▶ **What the task requires**
Write out the material exactly. Do not include the pictures.

▶ **Data excerpt**

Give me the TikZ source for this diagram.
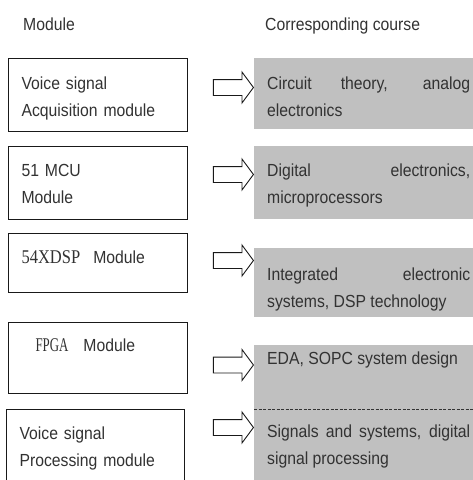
\documentclass[tikz,border=0pt]{standalone}
\usepackage{fontspec}
\setmainfont{Liberation Sans}[FakeStretch=0.9]
\newfontfamily\tmsfont{Liberation Serif}[FakeStretch=0.85, Scale=1.11]
\usepackage{graphicx}
\usetikzlibrary{shapes.arrows}
\definecolor{txtgray}{RGB}{50,50,50}
\definecolor{crsgray}{RGB}{192,192,192}
\definecolor{boxline}{RGB}{25,25,25}
\newcommand{\figfont}{\fontsize{17.5}{27}\selectfont}

\begin{document}
\begin{tikzpicture}[x=1pt, y=-1pt,
    hdr/.style={font=\figfont, text=txtgray, inner sep=0pt, anchor=base west},
    modbox/.style={rectangle, draw=boxline, line width=1.1pt, anchor=north west, text width=153pt, inner xsep=13pt, inner ysep=0pt, align=left, font=\figfont, text=txtgray},
    crsbox/.style={rectangle, fill=crsgray, anchor=north west, text width=203pt, inner xsep=13pt, inner ysep=0pt, align=justify, font=\figfont, text=txtgray},
    blockarr/.style={single arrow, draw=boxline, fill=white, line width=0.9pt, anchor=tip, inner xsep=0pt, inner ysep=7.5pt, minimum height=40pt, single arrow head extend=7.5pt, single arrow tip angle=107},
    sepline/.style={dash pattern=on 3pt off 1.5pt, draw=black!80, line width=0.6pt}]
    \useasboundingbox (0,0) rectangle (473,480);
    % Column heads
    \node[hdr] (hmod) at (23,30) {Module};
    \node[hdr] (hcrs) at (265,30) {Corresponding course};
    % Courses (grey column)
    \node[crsbox, text height=31pt, text depth=40pt] (crs1) at (254,58) {Circuit theory, analog\linebreak electronics};
    \node[crsbox, text height=30pt, text depth=43pt] (crs2) at (254,146) {Digital electronics,\linebreak microprocessors};
    \node[crsbox, text height=32pt, text depth=37pt] (crs3) at (254,248) {Integrated electronic\linebreak systems, DSP technology};
    \node[crsbox, text height=19pt, text depth=45pt] (crs4) at (254,345) {EDA, SOPC system design};
    \node[crsbox, text height=28pt, text depth=48pt] (crs5) at (254,409) {Signals and systems, digital\linebreak signal processing};
    \draw[sepline] (crs4.south west) -- (crs4.south east);
    % Arrows
    \node[blockarr] (arr1) at (254,87.5) {};
    \node[blockarr] (arr2) at (254,174.5) {};
    \node[blockarr] (arr3) at (254,260.5) {};
    \node[blockarr] (arr4) at (254,365) {};
    \node[blockarr] (arr5) at (254,427.5) {};
    % Modules
    \node[modbox, text height=31pt, text depth=42pt] (mod1) at (8,58) {Voice signal\\Acquisition module};
    \node[modbox, text height=30pt, text depth=43pt] (mod2) at (8,146) {51 MCU\\Module};
    \node[modbox, text height=30pt, text depth=29pt] (mod3) at (8,233) {{\tmsfont 54XDSP}\hspace{13pt}Module};
    \node[modbox, text height=29pt, text depth=42pt, inner xsep=27pt, text width=125pt] (mod4) at (8,322) {{\tmsfont\scalebox{0.78}[1]{FPGA}}\hspace{15pt}Module};
    \node[modbox, text height=30pt, text depth=45pt, text width=152pt] (mod5) at (6,409) {Voice signal\\Processing module};
\end{tikzpicture}
\end{document}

▶ **Answer**
Give me the TikZ source for this diagram.
\documentclass[tikz,border=0pt]{standalone}
\usepackage{fontspec}
\setmainfont{Liberation Sans}[FakeStretch=0.9]
\newfontfamily\tmsfont{Liberation Serif}[FakeStretch=0.85, Scale=1.11]
\usepackage{graphicx}
\usetikzlibrary{shapes.arrows}
\definecolor{txtgray}{RGB}{50,50,50}
\definecolor{crsgray}{RGB}{192,192,192}
\definecolor{boxline}{RGB}{25,25,25}
\newcommand{\figfont}{\fontsize{17.5}{27}\selectfont}

\begin{document}
\begin{tikzpicture}[x=1pt, y=-1pt,
    hdr/.style={font=\figfont, text=txtgray, inner sep=0pt, anchor=base west},
    modbox/.style={rectangle, draw=boxline, line width=1.1pt, anchor=north west, text width=153pt, inner xsep=13pt, inner ysep=0pt, align=left, font=\figfont, text=txtgray},
    crsbox/.style={rectangle, fill=crsgray, anchor=north west, text width=203pt, inner xsep=13pt, inner ysep=0pt, align=justify, font=\figfont, text=txtgray},
    blockarr/.style={single arrow, draw=boxline, fill=white, line width=0.9pt, anchor=tip, inner xsep=0pt, inner ysep=7.5pt, minimum height=40pt, single arrow head extend=7.5pt, single arrow tip angle=107},
    sepline/.style={dash pattern=on 3pt off 1.5pt, draw=black!80, line width=0.6pt}]
    \useasboundingbox (0,0) rectangle (473,480);
    % Column heads
    \node[hdr] (hmod) at (23,30) {Module};
    \node[hdr] (hcrs) at (265,30) {Corresponding course};
    % Courses (grey column)
    \node[crsbox, text height=31pt, text depth=40pt] (crs1) at (254,58) {Circuit theory, analog\linebreak electronics};
    \node[crsbox, text height=30pt, text depth=43pt] (crs2) at (254,146) {Digital electronics,\linebreak microprocessors};
    \node[crsbox, text height=32pt, text depth=37pt] (crs3) at (254,248) {Integrated electronic\linebreak systems, DSP technology};
    \node[crsbox, text height=19pt, text depth=45pt] (crs4) at (254,345) {EDA, SOPC system design};
    \node[crsbox, text height=28pt, text depth=48pt] (crs5) at (254,409) {Signals and systems, digital\linebreak signal processing};
    \draw[sepline] (crs4.south west) -- (crs4.south east);
    % Arrows
    \node[blockarr] (arr1) at (254,87.5) {};
    \node[blockarr] (arr2) at (254,174.5) {};
    \node[blockarr] (arr3) at (254,260.5) {};
    \node[blockarr] (arr4) at (254,365) {};
    \node[blockarr] (arr5) at (254,427.5) {};
    % Modules
    \node[modbox, text height=31pt, text depth=42pt] (mod1) at (8,58) {Voice signal\\Acquisition module};
    \node[modbox, text height=30pt, text depth=43pt] (mod2) at (8,146) {51 MCU\\Module};
    \node[modbox, text height=30pt, text depth=29pt] (mod3) at (8,233) {{\tmsfont 54XDSP}\hspace{13pt}Module};
    \node[modbox, text height=29pt, text depth=42pt, inner xsep=27pt, text width=125pt] (mod4) at (8,322) {{\tmsfont\scalebox{0.78}[1]{FPGA}}\hspace{15pt}Module};
    \node[modbox, text height=30pt, text depth=45pt, text width=152pt] (mod5) at (6,409) {Voice signal\\Processing module};
\end{tikzpicture}
\end{document}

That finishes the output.